The point at which photosynthesis and respiration are taking place at the same rate is called the compensation point.



If photosynthesis had no limiting factors, what would glasshouse growers have to exploit?



Precisely. Photosynthesis, just like all other physiological processes in living things as well as chemicals and beyond, is subject to external influences. The main factors that weigh in on the efficiency and speed of photosynthesis are :


1. Temperature
2. CO2 Concentration
3. Light intensity


Both the concentration of carbon dioxide and the intensity of light are similar in that they are both direct ingredients in the overall photosynthesis reaction. But since temperature insists on having the first say, let it be that way…


1. Temperature


The optimum for a lot of plants is 25 degrees Celsius – regardless, the rate of photosynthesis forms a bell curve in response to increasing temperature:



The rate of photosynthesis is sluggish at lower temperatures, while at higher temperatures it drops sharply. What’s happening? It’s all in the enzymes. Enzymes are subject to the same laws of thermodynamics as everything else. Put simply, temperature influences the random movement and collisions between molecules; at low temperatures the movement decreases, so the activity of enzymes involved in photosynthesis, among others, also decreases.

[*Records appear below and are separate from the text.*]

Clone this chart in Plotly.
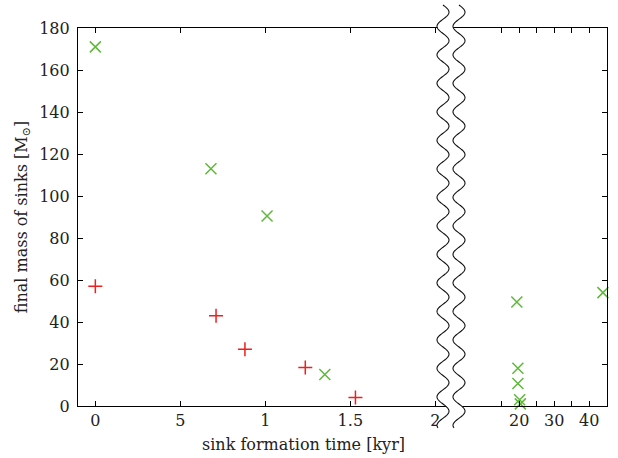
import numpy as np
import plotly.graph_objects as go

# Sinks formed in the first ~2 kyr (left panel, kyr)
early_green_t = [0.0, 0.68, 1.01, 1.35]
early_green_m = [171, 113, 90.5, 15]
early_red_t = [0.0, 0.71, 0.88, 1.235, 1.53]
early_red_m = [57, 43, 27, 18.3, 4]

# Late-forming sinks (right panel)
late_green_t = [19.3, 19.6, 19.6, 20.1, 20.3, 43.9]
late_green_m = [49.5, 18, 10.7, 3, 1, 54]

# Tick labels
left_tickvals = [0, 0.5, 1, 1.5, 2]
left_ticktext = ["0", "5", "1", "1.5", "2"]
right_tickvals = [20, 30, 40]
right_ticktext = ["20", "30", "40"]
right_minor_vals = [15, 25, 35]
y_tickvals = [0, 20, 40, 60, 80, 100, 120, 140, 160, 180]

GREEN = "#5fb83a"
RED = "#f01e1e"
FONT = "DejaVu Serif"

W, H = 618, 458
ML, MR, MT, MB = 78, 11, 28, 52
PW, PH = W - ML - MR, H - MT - MB
split_px = 451
split = (split_px - ML) / PW

fig = go.Figure()

fig.add_trace(go.Scatter(x=early_green_t, y=early_green_m, mode="markers",
                         marker=dict(symbol="x-thin", size=11, line=dict(color=GREEN, width=1.5)),
                         xaxis="x", yaxis="y", showlegend=False))
fig.add_trace(go.Scatter(x=early_red_t, y=early_red_m, mode="markers",
                         marker=dict(symbol="cross-thin", size=10, line=dict(color=RED, width=1.5)),
                         xaxis="x", yaxis="y", showlegend=False))
fig.add_trace(go.Scatter(x=late_green_t, y=late_green_m, mode="markers",
                         marker=dict(symbol="x-thin", size=11, line=dict(color=GREEN, width=1.5)),
                         xaxis="x2", yaxis="y2", showlegend=False, cliponaxis=False))

tick_style = dict(ticks="inside", ticklen=5, tickcolor="black", tickwidth=1,
                  showgrid=False, zeroline=False,
                  tickfont=dict(family=FONT, size=16, color="#222"))
axis_common = dict(showline=True, linecolor="black", linewidth=1.2, **tick_style)

left_min = -0.102
left_max = left_min + (split_px - 78) / 170.0
right_max = 45.06
right_min = right_max - (607 - split_px) / 3.5

fig.update_layout(
    width=W, height=H,
    margin=dict(l=ML, r=MR, t=MT, b=MB),
    plot_bgcolor="white", paper_bgcolor="white",
    xaxis=dict(domain=[0, split], range=[left_min, left_max], tickmode="array",
               tickvals=left_tickvals, ticktext=left_ticktext, mirror="ticks",
               anchor="y", **axis_common),
    xaxis2=dict(domain=[split, 1], range=[right_min, right_max], tickmode="array",
                tickvals=right_tickvals, ticktext=right_ticktext, mirror="ticks",
                minor=dict(tickmode="array", tickvals=right_minor_vals, ticks="inside",
                           ticklen=5, tickcolor="black", tickwidth=1, showgrid=False),
                anchor="y2", **axis_common),
    yaxis=dict(domain=[0, 1], range=[0, 180], tickmode="array", tickvals=y_tickvals,
               anchor="x", ticklabelstandoff=4,
               title=dict(text="final mass of sinks [M<sub>⊙</sub>]",
                          font=dict(family=FONT, size=16, color="#222"), standoff=7),
               **axis_common),
    yaxis2=dict(domain=[0, 1], range=[0, 180], tickmode="array", tickvals=y_tickvals,
                anchor="x2", side="right", showticklabels=False,
                **axis_common),
)

# Shared x title centred under the whole frame
fig.add_annotation(text="sink formation time [kyr]", xref="paper", yref="paper",
                   x=(303 - ML) / PW, y=-(444 - (MT + PH)) / PH, showarrow=False,
                   font=dict(family=FONT, size=16, color="#222"), xanchor="center", yanchor="middle")


# Wavy axis break
def px_to_paper(px, py):
    return (px - ML) / PW, (MT + PH - py) / PH


ys = np.linspace(5, 428, 600)
amp, period = 6.0, 28.5
left_x = 443 + amp * np.sin(2 * np.pi * (ys - 5) / period)
right_x = 459 + amp * np.sin(2 * np.pi * (ys - 5) / period)


def path_from(xs, yv):
    pts = [px_to_paper(a, b) for a, b in zip(xs, yv)]
    return "M " + " L ".join(f"{a:.5f},{b:.5f}" for a, b in pts)


band = path_from(np.concatenate([left_x, right_x[::-1]]),
                 np.concatenate([ys, ys[::-1]])) + " Z"
fig.add_shape(type="path", path=band, xref="paper", yref="paper",
              fillcolor="white", line=dict(width=0), layer="above")
for xs in (left_x, right_x):
    fig.add_shape(type="path", path=path_from(xs, ys), xref="paper", yref="paper",
                  fillcolor="rgba(0,0,0,0)", line=dict(color="#111", width=1.1), layer="above")

fig.write_html("out.html")
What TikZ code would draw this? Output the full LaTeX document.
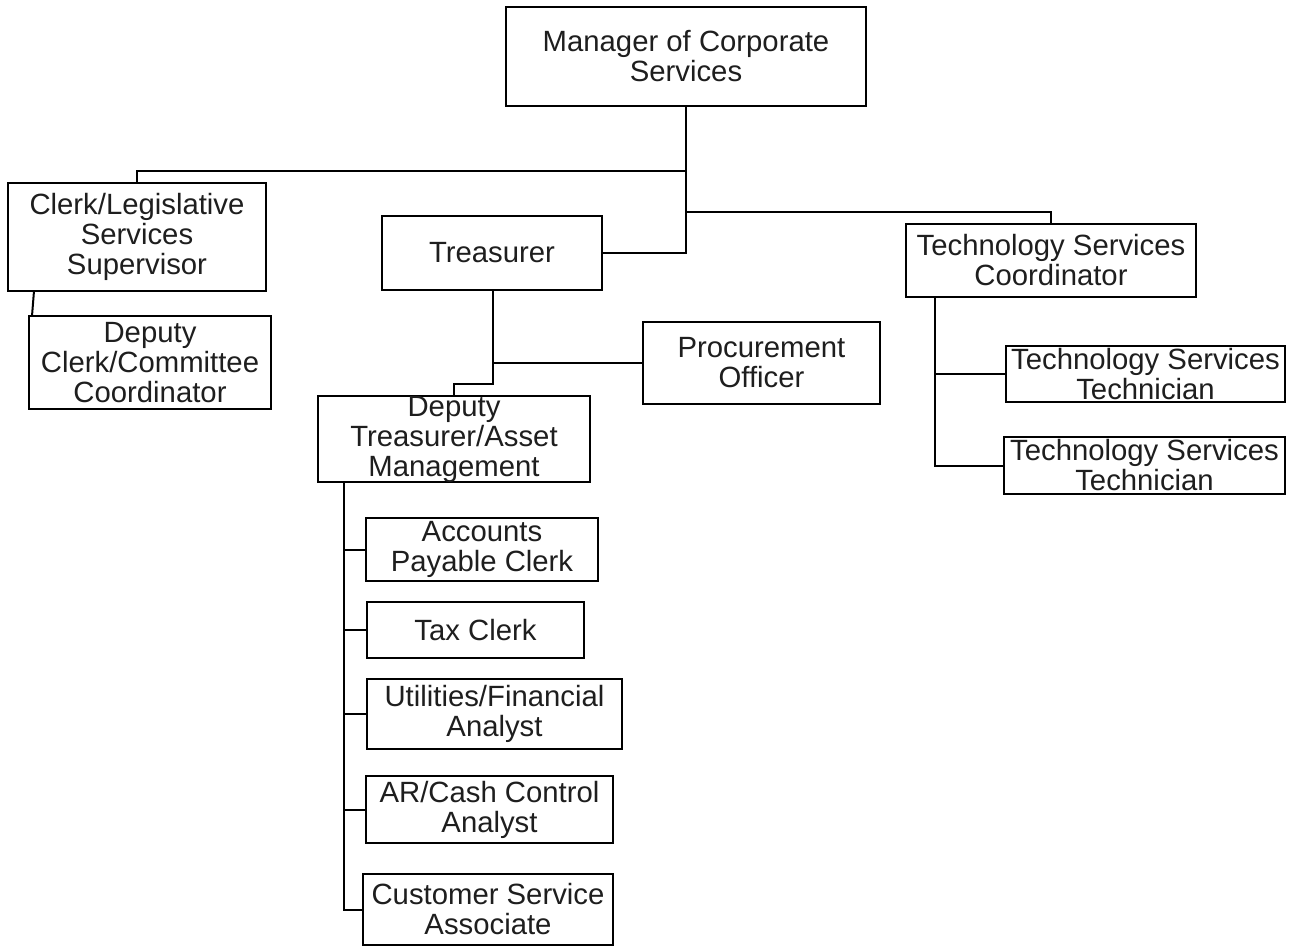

Turn up the heat a few notches, and hey presto, photosynthesis speeds up! Turn it up beyond 30 degrees or so, and you kill the party. Just what’s happened now? It’s a very general property of most enzymes that at high temperatures they denature. Photosynthesis enzymes, such as RuBP, are no exception. Denatured enzymes have a misfolded 3D structure.



In this state they cannot bind their substrates and carry out their catalytic activity. Hence, no photosynthesis!


2. CO2 concentration


Needless to repeat, carbon dioxide is one of the prerequisites for photosynthesis. After all, it supplies the carbon (C) atoms without which glucose and other organic molecules wouldn’t exist. This is how plants react to changing CO2 concentration:



As the CO2 concentration increases, so does the rate of photosynthesis, as the much-loved carbon dioxide is becoming more and more plentiful! So why does it have to end so tragically and abruptly? It seems as if the plant has enough CO2 but it’s just not good enough. Why?


Well, it’s simple: CO2 isn’t the only thing needed in photosynthesis. In other words, there are other limiting factors. Perhaps they are the same as the others listed here! When the plant has more CO2 than it can use it’s because it doesn’t have enough light, or heat, or has too much heat (denatured enzymes), or…


3. Light intensity


Temperature has degrees, CO2 concentration has pressure/volume, so what does light have? Would you believe it, there’s a special unit of measurement for light called the lux. Pretty awesome. Around 100,000 lux are available in an average day to a photosynthesising plant. Unsurprisingly, light is very much welcomed.



Just like CO2 concentration, increasing light intensity will only result in so much increased photosynthesis rate before another limiting factor comes in.


Plant growers must take into account all these different factors affecting photosynthesis and know which one becomes limiting when. The environment within a glasshouse, for example, must be optimised by adding extra CO2, increasing the temperature especially during winter, and maximising light exposure including adding artificial light.